荒俣氏は「怪談」や「怪奇小説」の時代ごとの変遷について考え続けていたといいます。辿り着いたのは、「世界レベルでの事変が引き起こした思潮により、霊魂や死者の見方に決定的な変革が起こった」という結論でした。その例として18世紀のドイツ文学『レノーレ』や中国小説『牡丹灯籠』を紹介します。16世紀から17世紀には東西の各地で大規模な戦争があり、民間人も駆り出されました。夫を亡くした女性たちの思いが、忌むべき存在であった死者を恋焦がれる対象と見るようになったのです。「あの世」と「この世」について、それまでとは逆転した価値観が築かれました。これが現代にも受け入れられている証左として、荒俣氏は2013年のタイ映画「愛しのゴースト」を紹介。『雨月物語』の「浅茅が宿」との類似も指摘しつつ、情緒にみちた「怪奇小説」の系譜があると示します。
一方で1951年に乱歩が著した海外探偵小説評論集『幻影城』に載せられたエッセイ「怪談入門」をひもといたとき、荒俣氏は「怪談」から「怪奇小説」への変遷をたどってきた自身の歩みを先行するように、乱歩も研究を行っていたことを知ります。乱歩は、「人間椅子」や「鏡地獄」といった自身の作品に伝統的な「怪談」の基礎を認めながら、もはや「怪談」と同一視することが不可能だと気づいていたのです。そして欧米の作品を原書で読み進めるうち、「怪奇小説」という欧米では確たるものとなっていたジャンルを知り、乱歩自身の関心対象であった中国の小説を併せて紹介したのでした。「文明社会の怪談」としての「怪奇」に光を当てた「怪談入門」。「僕はこのエッセイを読んで乱歩を崇拝するようになりました」と荒俣氏は語りました。

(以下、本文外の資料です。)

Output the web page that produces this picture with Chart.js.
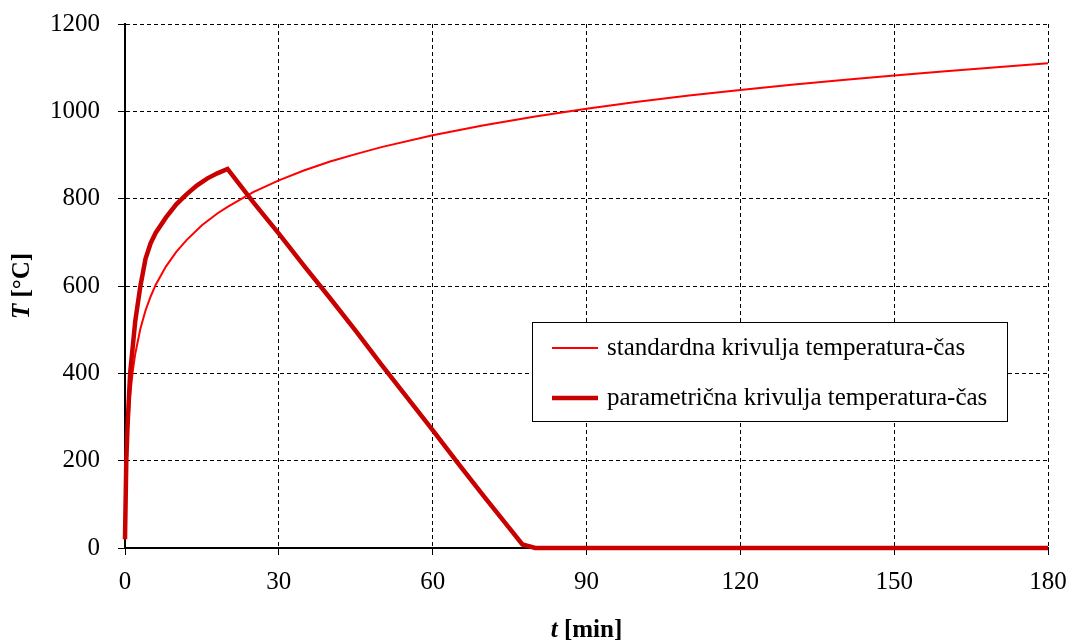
<!DOCTYPE html>
<html>
<head>
<meta charset="utf-8">
<script src="https://cdn.jsdelivr.net/npm/chart.js@4/dist/chart.umd.min.js"></script>
<style>
  html, body { margin: 0; padding: 0; background: #fff; }
  #wrap { width: 1069px; height: 643px; }
</style>
</head>
<body>
<div id="wrap"><canvas id="fireCurves"></canvas></div>
<script>
// standard fire curve (time in min, temperature in °C)
const stdTime = [0, 0.5, 1, 1.5, 2, 3, 4, 5, 6, 8, 10, 12, 15, 18, 20, 25, 30, 35, 40, 45, 50,
                 60, 70, 80, 90, 100, 110, 120, 130, 140, 150, 160, 170, 180];
const stdTemp = [20, 261, 349, 404, 445, 502, 544, 576, 603, 645, 678, 705, 739, 766, 781, 815, 842, 865, 885, 902, 918,
                 945, 968, 988, 1006, 1022, 1036, 1049, 1061, 1072, 1082, 1092, 1101, 1110];

// parametric fire curve
const parTime = [0, 0.25, 0.5, 1, 2, 3, 4, 5, 6, 8, 10, 12, 14, 16, 18, 20,
                 25, 30, 35, 40, 45, 50, 55, 60, 65, 70, 75, 77.5, 80, 180];
const parTemp = [20, 200, 280, 400, 520, 600, 662, 698, 722, 757, 787, 810, 830, 846, 858, 868,
                 792, 720, 645, 572, 497, 420, 345, 270, 193, 118, 45, 8, 0, 0];

const labels = ['standardna krivulja temperatura-čas', 'parametrična krivulja temperatura-čas'];
const xTicks = [0, 30, 60, 90, 120, 150, 180];
const yTicks = [0, 200, 400, 600, 800, 1000, 1200];

const toPoints = (xs, ys) => xs.map((x, i) => ({ x: x, y: ys[i] }));

const serif = '"Liberation Serif", "Times New Roman", serif';

// keep the plot box fixed: no extra room for overhanging tick labels
const noOverhang = (scale) => {
  scale.paddingTop = 0;
  scale.paddingBottom = 0;
  scale.paddingLeft = 0;
  scale.paddingRight = 0;
};

// axis titles with an italic variable symbol
const axisTitles = {
  id: 'axisTitles',
  afterDraw(chart) {
    const { ctx, chartArea } = chart;
    const part = (sym, rest, cx, cy, rot) => {
      ctx.save();
      ctx.translate(cx, cy);
      ctx.rotate(rot);
      ctx.fillStyle = '#000';
      ctx.textBaseline = 'middle';
      ctx.textAlign = 'left';
      ctx.font = 'italic bold 25px ' + serif;
      const w1 = ctx.measureText(sym).width;
      ctx.font = 'bold 25px ' + serif;
      const w2 = ctx.measureText(rest).width;
      const x = -(w1 + w2) / 2;
      ctx.font = 'italic bold 25px ' + serif;
      ctx.fillText(sym, x, 0);
      ctx.font = 'bold 25px ' + serif;
      ctx.fillText(rest, x + w1, 0);
      ctx.restore();
    };
    part('T', ' [°C]', 23, (chartArea.top + chartArea.bottom) / 2, -Math.PI / 2);
    part('t', ' [min]', (chartArea.left + chartArea.right) / 2, 631, 0);
  }
};

// boxed legend inside the plot
const boxLegend = {
  id: 'boxLegend',
  afterDraw(chart) {
    const { ctx } = chart;
    const bx = 532, by = 322, bw = 475, bh = 99;
    ctx.save();
    ctx.fillStyle = '#fff';
    ctx.fillRect(bx, by, bw, bh);
    ctx.strokeStyle = '#000';
    ctx.lineWidth = 1;
    ctx.strokeRect(bx + 0.5, by + 0.5, bw, bh);
    ctx.font = '25px ' + serif;
    ctx.textBaseline = 'middle';
    ctx.fillStyle = '#000';
    const rows = [348, 398];
    chart.data.datasets.forEach((ds, i) => {
      const y = rows[i];
      ctx.strokeStyle = ds.borderColor;
      ctx.lineWidth = ds.borderWidth;
      ctx.beginPath();
      ctx.moveTo(552, y);
      ctx.lineTo(598, y);
      ctx.stroke();
      ctx.fillText(ds.label, 607, y);
    });
    ctx.restore();
  }
};

new Chart(document.getElementById('fireCurves'), {
  type: 'line',
  data: {
    datasets: [
      {
        label: labels[0],
        data: toPoints(stdTime, stdTemp),
        borderColor: '#ff0000',
        borderWidth: 2,
        pointRadius: 0,
        tension: 0,
        order: 1,
        clip: 6
      },
      {
        label: labels[1],
        data: toPoints(parTime, parTemp),
        borderColor: '#c80000',
        borderWidth: 4.5,
        pointRadius: 0,
        tension: 0,
        order: 0,
        clip: 6
      }
    ]
  },
  options: {
    responsive: true,
    maintainAspectRatio: false,
    animation: false,
    layout: { padding: { left: 0, top: 24, right: 21, bottom: 0 } },
    plugins: {
      legend: { display: false },
      tooltip: { enabled: false }
    },
    scales: {
      x: {
        type: 'linear',
        min: 0,
        max: 180,
        afterBuildTicks: (scale) => { scale.ticks = xTicks.map(v => ({ value: v })); },
        afterFit: (scale) => { scale.height = 95; noOverhang(scale); },
        ticks: {
          color: '#000',
          padding: 12,
          maxRotation: 0,
          callback: (v) => String(v),
          font: { family: serif, size: 25 }
        },
        grid: { color: '#000', lineWidth: 1, tickLength: 7 },
        border: { display: true, color: '#000', width: 2, dash: [4, 3] }
      },
      y: {
        min: 0,
        max: 1200,
        afterBuildTicks: (scale) => { scale.ticks = yTicks.map(v => ({ value: v })); },
        afterFit: (scale) => { scale.width = 125; noOverhang(scale); },
        ticks: {
          color: '#000',
          padding: 18,
          callback: (v) => String(v),
          font: { family: serif, size: 25 }
        },
        grid: { color: '#000', lineWidth: 1, tickLength: 7 },
        border: { display: true, color: '#000', width: 2, dash: [4, 3] }
      }
    }
  },
  plugins: [axisTitles, boxLegend]
});
</script>
</body>
</html>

後半には、「怪奇小説」をはじめとする新しい小説を検討していきます。「ホラー」や「ミステリー」、「ファンタスティック」といったジャンルをいかに翻訳するか、明治期以来の人々が各所で奮闘してきたことが紹介されました。大衆文学は他の文化活動とのかかわりも深く、「怪奇」のほか「恐怖」や「幻想」といった用法はアメリカ映画やフランス演劇にも見られました。ただ、さまざまな業種の文化人を通じて広がっていた豊かな「幻想」と「怪奇」の土壌も、第二次世界大戦で破壊されてしまいます。

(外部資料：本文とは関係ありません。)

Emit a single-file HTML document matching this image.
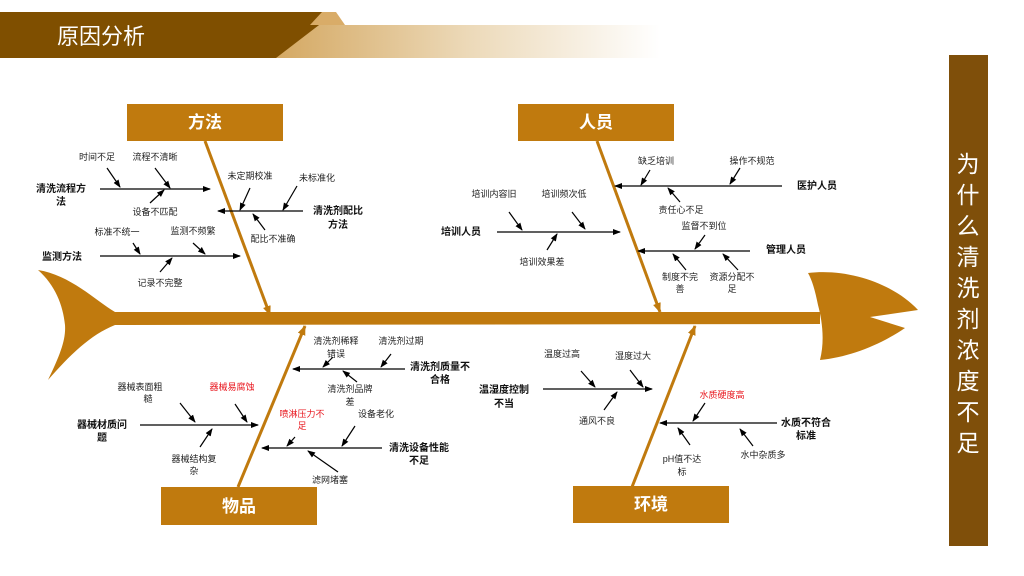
<!DOCTYPE html>
<html><head><meta charset="utf-8"><style>
html,body{margin:0;padding:0;background:#fff;}
svg{display:block;font-family:"Liberation Sans","Noto Sans CJK SC",sans-serif;}
.s{font-size:9px;fill:#222;text-anchor:middle;}
.r{font-size:9px;fill:#e8141c;text-anchor:middle;}
.b{font-size:10px;font-weight:bold;fill:#111;text-anchor:middle;}
.c{font-size:17px;font-weight:bold;fill:#fff;text-anchor:middle;}
</style></head><body>
<svg width="1024" height="576" viewBox="0 0 1024 576">
<defs>
<linearGradient id="g" x1="0" x2="1"><stop offset="0" stop-color="#d4a862"/><stop offset="0.5" stop-color="#ecd9b8"/><stop offset="1" stop-color="#fff"/></linearGradient>
<marker id="a" markerWidth="8" markerHeight="8" refX="7" refY="4" orient="auto" markerUnits="userSpaceOnUse"><path d="M0,1 L8,4 L0,7 z" fill="#000"/></marker>
<marker id="o" markerWidth="10" markerHeight="10" refX="9" refY="5" orient="auto" markerUnits="userSpaceOnUse"><path d="M0,1 L10,5 L0,9 z" fill="#c07a0e"/></marker>
</defs>
<!-- header -->
<polygon points="275,58 310,25 660,25 660,58" fill="url(#g)"/>
<polygon points="0,12 336,12 276,58 0,58" fill="#7f4f00"/>
<polygon points="322,12 336,12 345,25 310,25" fill="#d9ac68"/>
<text x="57" y="44" font-size="22" fill="#fff">原因分析</text>
<!-- right panel -->
<rect x="949" y="55" width="39" height="491" fill="#7f4f0a"/>
<g font-size="23" fill="#fff" text-anchor="middle">
<text x="968" y="172">为</text><text x="968" y="203">什</text><text x="968" y="234">么</text><text x="968" y="265">清</text><text x="968" y="296">洗</text><text x="968" y="327">剂</text><text x="968" y="358">浓</text><text x="968" y="389">度</text><text x="968" y="420">不</text><text x="968" y="451">足</text>
</g>
<!-- fish -->
<g fill="#c07a0e">
<path d="M38,270 C70,275 95,300 115,312 L820,312 L820,324 L115,325 C90,335 70,355 48,380 C60,355 66,340 65,325 C63,305 55,285 38,270 z"/>
<path d="M808,273 C850,268 895,285 918,310 L870,317 L905,328 C880,345 850,357 820,360 C825,340 822,320 818,305 C815,290 812,280 808,273 z"/>
</g>
<!-- main bones -->
<g stroke="#c07a0e" stroke-width="3" marker-end="url(#o)">
<line x1="205" y1="141" x2="270" y2="315"/>
<line x1="597" y1="141" x2="660" y2="312"/>
<line x1="238" y1="487" x2="305" y2="326"/>
<line x1="632" y1="487" x2="695" y2="326"/>
</g>
<!-- boxes -->
<g fill="#c07a0e">
<rect x="127" y="104" width="156" height="37"/><rect x="518" y="104" width="156" height="37"/>
<rect x="161" y="487" width="156" height="38"/><rect x="573" y="486" width="156" height="37"/>
</g>
<text class="c" x="205" y="128">方法</text><text class="c" x="596" y="128">人员</text>
<text class="c" x="239" y="512">物品</text><text class="c" x="651" y="510">环境</text>
<!-- branches -->
<g stroke="#000" stroke-width="1.2" marker-end="url(#a)">
<line x1="100" y1="189" x2="210" y2="189"/>
<line x1="107" y1="168" x2="120" y2="187"/><line x1="155" y1="168" x2="170" y2="188"/><line x1="150" y1="203" x2="164" y2="190"/>
<line x1="303" y1="211" x2="218" y2="211"/>
<line x1="250" y1="188" x2="240" y2="210"/><line x1="297" y1="186" x2="283" y2="210"/><line x1="265" y1="230" x2="253" y2="214"/>
<line x1="100" y1="256" x2="240" y2="256"/>
<line x1="133" y1="243" x2="140" y2="254"/><line x1="193" y1="243" x2="205" y2="254"/><line x1="160" y1="272" x2="172" y2="258"/>
<line x1="782" y1="186" x2="615" y2="186"/>
<line x1="650" y1="170" x2="641" y2="185"/><line x1="740" y1="168" x2="730" y2="184"/><line x1="680" y1="202" x2="668" y2="188"/>
<line x1="497" y1="232" x2="620" y2="232"/>
<line x1="509" y1="212" x2="522" y2="230"/><line x1="572" y1="212" x2="585" y2="229"/><line x1="547" y1="250" x2="557" y2="234"/>
<line x1="750" y1="251" x2="638" y2="251"/>
<line x1="705" y1="235" x2="695" y2="249"/><line x1="686" y1="270" x2="673" y2="254"/><line x1="738" y1="270" x2="723" y2="254"/>
<line x1="405" y1="369" x2="293" y2="369"/>
<line x1="333" y1="357" x2="323" y2="367"/><line x1="391" y1="354" x2="381" y2="367"/><line x1="357" y1="382" x2="343" y2="371"/>
<line x1="140" y1="425" x2="258" y2="425"/>
<line x1="180" y1="403" x2="195" y2="422"/><line x1="235" y1="404" x2="247" y2="422"/><line x1="200" y1="447" x2="212" y2="429"/>
<line x1="382" y1="448" x2="262" y2="448"/>
<line x1="295" y1="437" x2="287" y2="446"/><line x1="355" y1="426" x2="342" y2="446"/><line x1="338" y1="472" x2="308" y2="451"/>
<line x1="543" y1="389" x2="652" y2="389"/>
<line x1="581" y1="371" x2="595" y2="387"/><line x1="630" y1="370" x2="643" y2="387"/><line x1="604" y1="410" x2="617" y2="392"/>
<line x1="777" y1="423" x2="660" y2="423"/>
<line x1="705" y1="403" x2="693" y2="421"/><line x1="690" y1="445" x2="678" y2="428"/><line x1="753" y1="446" x2="740" y2="429"/>
</g>
<!-- labels -->
<text class="s" x="97" y="160">时间不足</text><text class="s" x="155" y="160">流程不清晰</text>
<text class="b" x="61" y="192">清洗流程方</text><text class="b" x="61" y="205">法</text>
<text class="s" x="155" y="215">设备不匹配</text>
<text class="s" x="250" y="179">未定期校准</text><text class="s" x="317" y="181">未标准化</text>
<text class="b" x="338" y="214">清洗剂配比</text><text class="b" x="338" y="228">方法</text>
<text class="s" x="273" y="242">配比不准确</text>
<text class="b" x="62" y="260">监测方法</text>
<text class="s" x="117" y="235">标准不统一</text><text class="s" x="193" y="234">监测不频繁</text>
<text class="s" x="160" y="286">记录不完整</text>
<text class="b" x="817" y="189">医护人员</text>
<text class="s" x="656" y="164">缺乏培训</text><text class="s" x="752" y="164">操作不规范</text>
<text class="s" x="681" y="213">责任心不足</text>
<text class="b" x="461" y="235">培训人员</text>
<text class="s" x="494" y="197">培训内容旧</text><text class="s" x="564" y="197">培训频次低</text>
<text class="s" x="542" y="265">培训效果差</text>
<text class="b" x="786" y="253">管理人员</text>
<text class="s" x="704" y="229">监督不到位</text>
<text class="s" x="680" y="280">制度不完</text><text class="s" x="680" y="292">善</text>
<text class="s" x="732" y="280">资源分配不</text><text class="s" x="732" y="292">足</text>
<text class="s" x="336" y="344">清洗剂稀释</text><text class="s" x="336" y="357">错误</text>
<text class="s" x="401" y="344">清洗剂过期</text>
<text class="b" x="440" y="370">清洗剂质量不</text><text class="b" x="440" y="383">合格</text>
<text class="s" x="350" y="392">清洗剂品牌</text><text class="s" x="350" y="405">差</text>
<text class="s" x="140" y="390">器械表面粗</text><text class="s" x="148" y="402">糙</text>
<text class="r" x="232" y="390">器械易腐蚀</text>
<text class="b" x="102" y="428">器械材质问</text><text class="b" x="102" y="441">题</text>
<text class="s" x="194" y="462">器械结构复</text><text class="s" x="194" y="474">杂</text>
<text class="r" x="302" y="417">喷淋压力不</text><text class="r" x="302" y="429">足</text>
<text class="s" x="376" y="417">设备老化</text>
<text class="b" x="419" y="451">清洗设备性能</text><text class="b" x="419" y="464">不足</text>
<text class="s" x="330" y="483">滤网堵塞</text>
<text class="s" x="562" y="357">温度过高</text><text class="s" x="633" y="359">湿度过大</text>
<text class="b" x="504" y="393">温湿度控制</text><text class="b" x="504" y="407">不当</text>
<text class="s" x="597" y="424">通风不良</text>
<text class="r" x="722" y="398">水质硬度高</text>
<text class="b" x="806" y="426">水质不符合</text><text class="b" x="806" y="439">标准</text>
<text class="s" x="682" y="462">pH值不达</text><text class="s" x="682" y="475">标</text>
<text class="s" x="763" y="458">水中杂质多</text>
</svg>
</body></html>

「怪談」から「怪奇小説」への移り変わりは、その根本に時代を揺るがすできごとがあり、その波をうけた大衆の心性までも読み取ることができます。芸術や文学と対比して「取るに足らないもの」とみなされがちなポピュラーカルチャーですが、移り変わる流行のうちに、より凝縮された時代の雰囲気が宿っているものなのではないでしょうか。

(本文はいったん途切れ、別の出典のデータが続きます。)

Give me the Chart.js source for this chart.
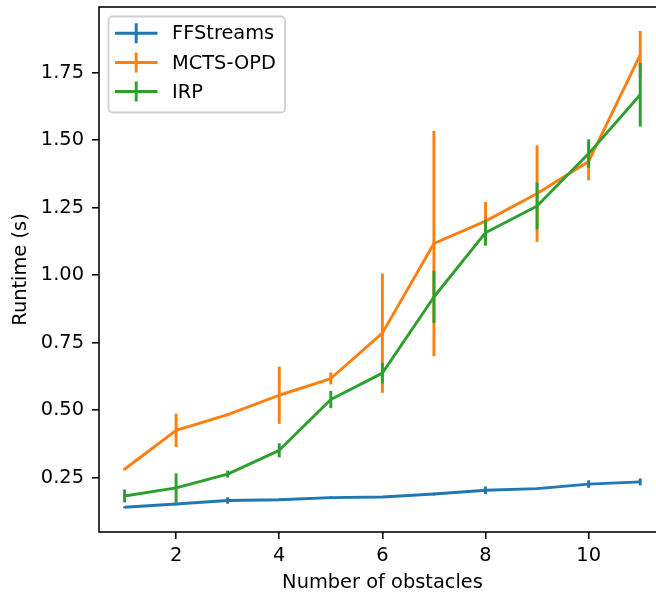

荒俣氏は、創作はもちろん評論面に関しても若い人たちに挑戦してほしい、と語ります。
「乱歩邸の蔵をひっくり返せば、相当なものが書けますよ」という熱いエールをいただき、自身の研究においても広い視野と絶えざる熱意を持つことの重要さを改めて感じました。

※記事の内容は取材時点のものであり、最新の情報とは異なる場合がありますのでご注意ください。